Without depreciation
Depreciation is a useful way to think about the economic consequences of what we’ve already done, but if we want to compare new options to existing ones, it makes more sense to look at the fuel and operating costs, since those costs can still change. And those costs are all over the place. Even quite expensive new generation could pencil out immediately if it replaces very expensive GVEA generation, or the lesser used gas plants. But it would be significantly harder to match the current costs of the cheapest gas plants.
But the cost of those cheaper plants is also likely to go up.
With high/imported gas costs
Operating and fuel costs are a moving target. All costs will increase over time, but a major current driver is the Cook Inlet gas crisis. This is what the same data would look like if all natural gas cost $15/Mcf (current costs are around $8-10/Mcf, depending on utility).
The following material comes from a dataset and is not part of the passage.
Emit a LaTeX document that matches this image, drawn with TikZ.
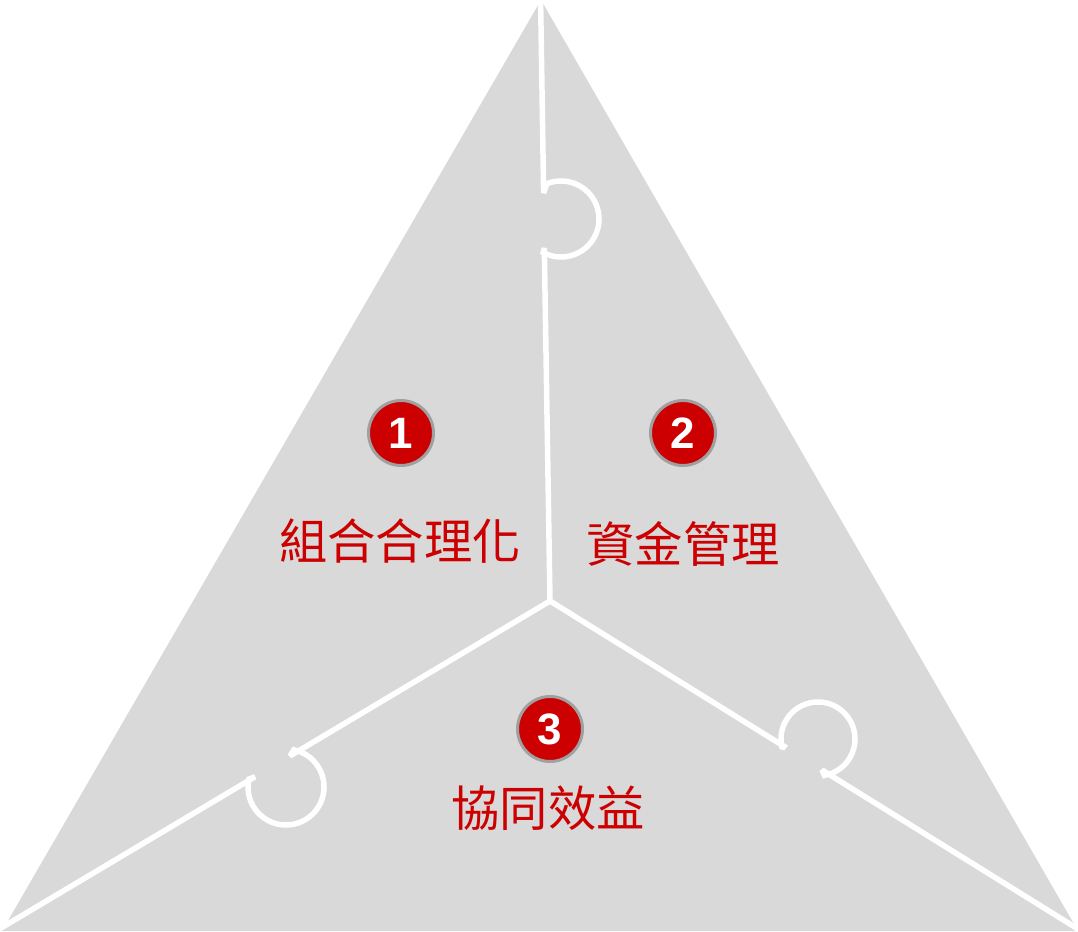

The weighted average would be around 14 cents per kilowatt hour, and likely higher when shifts in operating costs and other fuel costs are included.
Economic Dispatch
There’s been a lot of talk in recent years about “economic dispatch” on the Railbelt -- where plants would be turned on and used in the order of which is cheapest, rather than which utility owns them. Clearly, the plant costs vary wildly. And one study has shown around $42 million/year in potential benefits -- which is small compared to the overall cost of running the Railbelt (around $975 million), but still meaningful.
However most of these savings come from shifting some power production from expensive GVEA oil and coal plants to cheaper gas plants. That requires not just an organizational solution, but also a solution to the Cook Inlet gas crisis. If there’s no gas to spare (like today), none of that shifting can happen. If the gas is expensive (like in my final chart), the shifting will do much less good. Economic dispatch could set up a useful framework, but likely also requires different generation sources to have a major impact.
Data notes
Operating costs for each power plant are from RCA annual reports (FERC form 1). Purchased power and fuel costs for each plant are from the same annual reports or from quarterly COPA filings. Depreciation costs are from each utility’s most recent depreciation or cost of service study. I only included costs directly attributed to a specific power plant, which excludes interest payments for debt due to power plants, transmission, and any share of a utility’s more general costs. Most plants have been updated to 2025 values, but some are 2024 based on lagging annual reports from CEA and GVEA. Eva Creek hasn’t reported operating costs since 2022, so I used 2022 operating costs combined with 2024 depreciation and generation numbers.